Job Searching

To some extent, searching for a job requires you to be a sociopath. You have to be willing to act as though every opportunity presented to you is the one you've been waiting your whole life to fill.


This is a bad economy. There may be a lot of job openings, but businesses aren't actually filling them. If you’re unemployed, if you just finished school, or if you decided to change careers at exactly the wrong moment – even if you’re a great employee whose résumé doesn't rely heavily on that time you found two quarters in your couch – you might be waiting a very long time before someone hires you.


Going without work can be both mentally and financially devastating. It eats at your self-esteem and seeps into your social life. After all, whenever you meet a new person, what’s the first thing they ask?


Eventually, you develop a careful dance to explain your circumstances. “Between jobs,” “finding yourself,” and “taking some time off” all make you sound worthless unemployed, so you have to be more creative than that.


This period doesn't last forever, though. If you keep looking hard enough, eventually you’ll find something. But even then, you're not out of the woods. You could wind up perpetually underemployed or - perhaps worse - stuck in pre-employment limbo.

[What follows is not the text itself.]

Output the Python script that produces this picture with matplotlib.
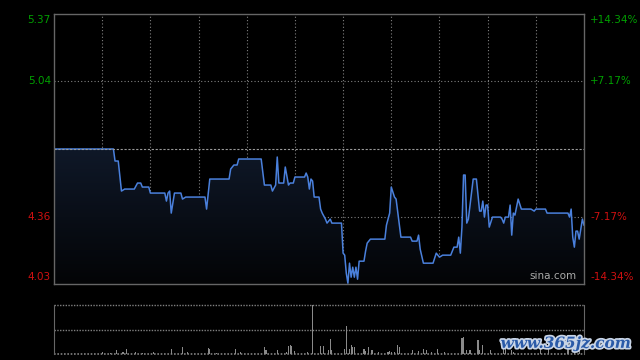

Pre-employment limbo is when you get a conditional offer that’s better than any other offer you have on the table. It’s when you line up the perfect job, but the start date is “any day now” or “as soon as we get the funding.” It seems to be happening more and more lately: a lot of people looking for work but little work to be done means employers can be choosy. They can hire the best people ahead of when they need them, but not give them any work to do (and therefore no paycheck) for months at a time.

Now, if the future job you’ve been offered isn’t that great, it’s easy to ditch it once something else turns up. But if it’s a totally kickass, well-paying dream job? You have to stop and think a little longer. You hesitate to commit to anything else, for fear you'll miss the chance of a lifetime.

It’s the business-world equivalent of being on the hook for a potential relationship. Like when the captain of the football team says they’d love to go to prom with you, but only if they weren't dating all the cheerleaders.


Companies do the same thing. Even if they don’t have a spot for you at the moment, they want the potential of hiring you later on. So they give you a hook to keep you from getting snapped up by someone else.


The obvious thing to do in this situation would be to move on and find another job that will love you for who you are pay you actual money. But jobs aren’t like girlfriends (for one, if your girlfriend is paying you, she probably isn’t your girlfriend). So instead you have to make a cost-benefit calculation. How long are you willing to wait for this job? How long can you afford to work part-time, or take an internship, or burn through your savings to see if it comes through? What are the odds that it will actually happen?
It's tempting to wait forever for the one perfect thing, but the reality is, you can't. At some point, you have to break out of limbo. You have to take control of your own life and find something to make you forget the job that got away. Something that propels you forward and restores your faith in yourself.

Or, you can just give up and start a webcomic.